Please write out the complete listing that follows, exactly as it reads.

** Begin Provided data **

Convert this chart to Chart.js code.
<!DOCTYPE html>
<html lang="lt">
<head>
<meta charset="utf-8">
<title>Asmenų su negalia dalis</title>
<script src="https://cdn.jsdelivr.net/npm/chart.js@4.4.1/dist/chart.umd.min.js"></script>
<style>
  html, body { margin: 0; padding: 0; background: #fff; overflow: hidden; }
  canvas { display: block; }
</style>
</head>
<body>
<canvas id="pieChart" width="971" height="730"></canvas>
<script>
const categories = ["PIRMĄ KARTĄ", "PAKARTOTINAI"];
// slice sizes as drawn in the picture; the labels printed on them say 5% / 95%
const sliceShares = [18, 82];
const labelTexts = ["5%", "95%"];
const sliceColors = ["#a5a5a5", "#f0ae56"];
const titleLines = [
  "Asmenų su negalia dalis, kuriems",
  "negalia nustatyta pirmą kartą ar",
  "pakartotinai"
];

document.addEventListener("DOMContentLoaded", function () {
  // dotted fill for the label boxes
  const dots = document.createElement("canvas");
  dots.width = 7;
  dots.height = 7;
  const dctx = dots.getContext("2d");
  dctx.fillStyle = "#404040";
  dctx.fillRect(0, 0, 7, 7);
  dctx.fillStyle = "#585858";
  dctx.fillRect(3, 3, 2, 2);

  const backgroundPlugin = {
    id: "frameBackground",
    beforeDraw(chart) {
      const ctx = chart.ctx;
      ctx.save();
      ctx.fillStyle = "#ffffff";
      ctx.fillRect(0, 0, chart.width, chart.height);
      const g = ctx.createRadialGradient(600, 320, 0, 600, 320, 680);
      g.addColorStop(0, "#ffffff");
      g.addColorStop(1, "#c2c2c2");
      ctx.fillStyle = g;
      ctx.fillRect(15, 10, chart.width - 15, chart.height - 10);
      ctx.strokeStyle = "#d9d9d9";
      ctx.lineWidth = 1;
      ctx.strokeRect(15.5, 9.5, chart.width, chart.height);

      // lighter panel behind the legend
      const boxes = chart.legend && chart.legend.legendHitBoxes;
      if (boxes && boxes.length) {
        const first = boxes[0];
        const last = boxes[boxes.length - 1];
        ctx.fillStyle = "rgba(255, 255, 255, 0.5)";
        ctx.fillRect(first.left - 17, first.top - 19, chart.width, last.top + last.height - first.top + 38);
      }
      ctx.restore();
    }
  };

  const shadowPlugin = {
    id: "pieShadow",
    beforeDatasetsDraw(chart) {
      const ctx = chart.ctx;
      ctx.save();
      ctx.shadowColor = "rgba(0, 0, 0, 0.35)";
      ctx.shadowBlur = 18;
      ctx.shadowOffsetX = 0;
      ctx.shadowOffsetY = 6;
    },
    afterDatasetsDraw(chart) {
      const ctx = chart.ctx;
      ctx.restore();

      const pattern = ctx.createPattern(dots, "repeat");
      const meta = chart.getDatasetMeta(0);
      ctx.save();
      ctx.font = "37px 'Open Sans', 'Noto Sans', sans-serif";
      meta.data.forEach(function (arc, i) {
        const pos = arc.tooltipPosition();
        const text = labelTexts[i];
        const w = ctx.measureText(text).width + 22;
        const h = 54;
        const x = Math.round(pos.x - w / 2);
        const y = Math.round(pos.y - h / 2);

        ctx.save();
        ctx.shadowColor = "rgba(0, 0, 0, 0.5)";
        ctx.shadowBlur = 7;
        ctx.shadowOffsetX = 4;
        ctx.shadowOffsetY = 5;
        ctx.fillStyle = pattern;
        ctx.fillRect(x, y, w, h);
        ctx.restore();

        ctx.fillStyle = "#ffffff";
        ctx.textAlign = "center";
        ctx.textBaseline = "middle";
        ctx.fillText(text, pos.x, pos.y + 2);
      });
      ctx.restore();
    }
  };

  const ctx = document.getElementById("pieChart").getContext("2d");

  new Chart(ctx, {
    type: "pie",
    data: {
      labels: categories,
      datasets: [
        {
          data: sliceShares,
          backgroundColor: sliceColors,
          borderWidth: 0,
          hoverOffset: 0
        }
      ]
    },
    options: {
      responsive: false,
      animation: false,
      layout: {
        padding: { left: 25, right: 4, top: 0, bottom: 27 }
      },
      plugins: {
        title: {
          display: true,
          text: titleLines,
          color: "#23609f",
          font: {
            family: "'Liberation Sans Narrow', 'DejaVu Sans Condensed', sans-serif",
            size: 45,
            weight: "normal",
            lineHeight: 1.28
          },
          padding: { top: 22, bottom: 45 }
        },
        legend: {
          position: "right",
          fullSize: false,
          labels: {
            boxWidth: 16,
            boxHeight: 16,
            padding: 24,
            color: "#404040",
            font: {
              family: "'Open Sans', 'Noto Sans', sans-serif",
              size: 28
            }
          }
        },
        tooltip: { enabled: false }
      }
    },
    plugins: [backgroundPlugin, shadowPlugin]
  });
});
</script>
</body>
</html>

** End Provided data **

**Solution for this problem**
Convert this chart to Chart.js code.
<!DOCTYPE html>
<html lang="lt">
<head>
<meta charset="utf-8">
<title>Asmenų su negalia dalis</title>
<script src="https://cdn.jsdelivr.net/npm/chart.js@4.4.1/dist/chart.umd.min.js"></script>
<style>
  html, body { margin: 0; padding: 0; background: #fff; overflow: hidden; }
  canvas { display: block; }
</style>
</head>
<body>
<canvas id="pieChart" width="971" height="730"></canvas>
<script>
const categories = ["PIRMĄ KARTĄ", "PAKARTOTINAI"];
// slice sizes as drawn in the picture; the labels printed on them say 5% / 95%
const sliceShares = [18, 82];
const labelTexts = ["5%", "95%"];
const sliceColors = ["#a5a5a5", "#f0ae56"];
const titleLines = [
  "Asmenų su negalia dalis, kuriems",
  "negalia nustatyta pirmą kartą ar",
  "pakartotinai"
];

document.addEventListener("DOMContentLoaded", function () {
  // dotted fill for the label boxes
  const dots = document.createElement("canvas");
  dots.width = 7;
  dots.height = 7;
  const dctx = dots.getContext("2d");
  dctx.fillStyle = "#404040";
  dctx.fillRect(0, 0, 7, 7);
  dctx.fillStyle = "#585858";
  dctx.fillRect(3, 3, 2, 2);

  const backgroundPlugin = {
    id: "frameBackground",
    beforeDraw(chart) {
      const ctx = chart.ctx;
      ctx.save();
      ctx.fillStyle = "#ffffff";
      ctx.fillRect(0, 0, chart.width, chart.height);
      const g = ctx.createRadialGradient(600, 320, 0, 600, 320, 680);
      g.addColorStop(0, "#ffffff");
      g.addColorStop(1, "#c2c2c2");
      ctx.fillStyle = g;
      ctx.fillRect(15, 10, chart.width - 15, chart.height - 10);
      ctx.strokeStyle = "#d9d9d9";
      ctx.lineWidth = 1;
      ctx.strokeRect(15.5, 9.5, chart.width, chart.height);

      // lighter panel behind the legend
      const boxes = chart.legend && chart.legend.legendHitBoxes;
      if (boxes && boxes.length) {
        const first = boxes[0];
        const last = boxes[boxes.length - 1];
        ctx.fillStyle = "rgba(255, 255, 255, 0.5)";
        ctx.fillRect(first.left - 17, first.top - 19, chart.width, last.top + last.height - first.top + 38);
      }
      ctx.restore();
    }
  };

  const shadowPlugin = {
    id: "pieShadow",
    beforeDatasetsDraw(chart) {
      const ctx = chart.ctx;
      ctx.save();
      ctx.shadowColor = "rgba(0, 0, 0, 0.35)";
      ctx.shadowBlur = 18;
      ctx.shadowOffsetX = 0;
      ctx.shadowOffsetY = 6;
    },
    afterDatasetsDraw(chart) {
      const ctx = chart.ctx;
      ctx.restore();

      const pattern = ctx.createPattern(dots, "repeat");
      const meta = chart.getDatasetMeta(0);
      ctx.save();
      ctx.font = "37px 'Open Sans', 'Noto Sans', sans-serif";
      meta.data.forEach(function (arc, i) {
        const pos = arc.tooltipPosition();
        const text = labelTexts[i];
        const w = ctx.measureText(text).width + 22;
        const h = 54;
        const x = Math.round(pos.x - w / 2);
        const y = Math.round(pos.y - h / 2);

        ctx.save();
        ctx.shadowColor = "rgba(0, 0, 0, 0.5)";
        ctx.shadowBlur = 7;
        ctx.shadowOffsetX = 4;
        ctx.shadowOffsetY = 5;
        ctx.fillStyle = pattern;
        ctx.fillRect(x, y, w, h);
        ctx.restore();

        ctx.fillStyle = "#ffffff";
        ctx.textAlign = "center";
        ctx.textBaseline = "middle";
        ctx.fillText(text, pos.x, pos.y + 2);
      });
      ctx.restore();
    }
  };

  const ctx = document.getElementById("pieChart").getContext("2d");

  new Chart(ctx, {
    type: "pie",
    data: {
      labels: categories,
      datasets: [
        {
          data: sliceShares,
          backgroundColor: sliceColors,
          borderWidth: 0,
          hoverOffset: 0
        }
      ]
    },
    options: {
      responsive: false,
      animation: false,
      layout: {
        padding: { left: 25, right: 4, top: 0, bottom: 27 }
      },
      plugins: {
        title: {
          display: true,
          text: titleLines,
          color: "#23609f",
          font: {
            family: "'Liberation Sans Narrow', 'DejaVu Sans Condensed', sans-serif",
            size: 45,
            weight: "normal",
            lineHeight: 1.28
          },
          padding: { top: 22, bottom: 45 }
        },
        legend: {
          position: "right",
          fullSize: false,
          labels: {
            boxWidth: 16,
            boxHeight: 16,
            padding: 24,
            color: "#404040",
            font: {
              family: "'Open Sans', 'Noto Sans', sans-serif",
              size: 28
            }
          }
        },
        tooltip: { enabled: false }
      }
    },
    plugins: [backgroundPlugin, shadowPlugin]
  });
});
</script>
</body>
</html>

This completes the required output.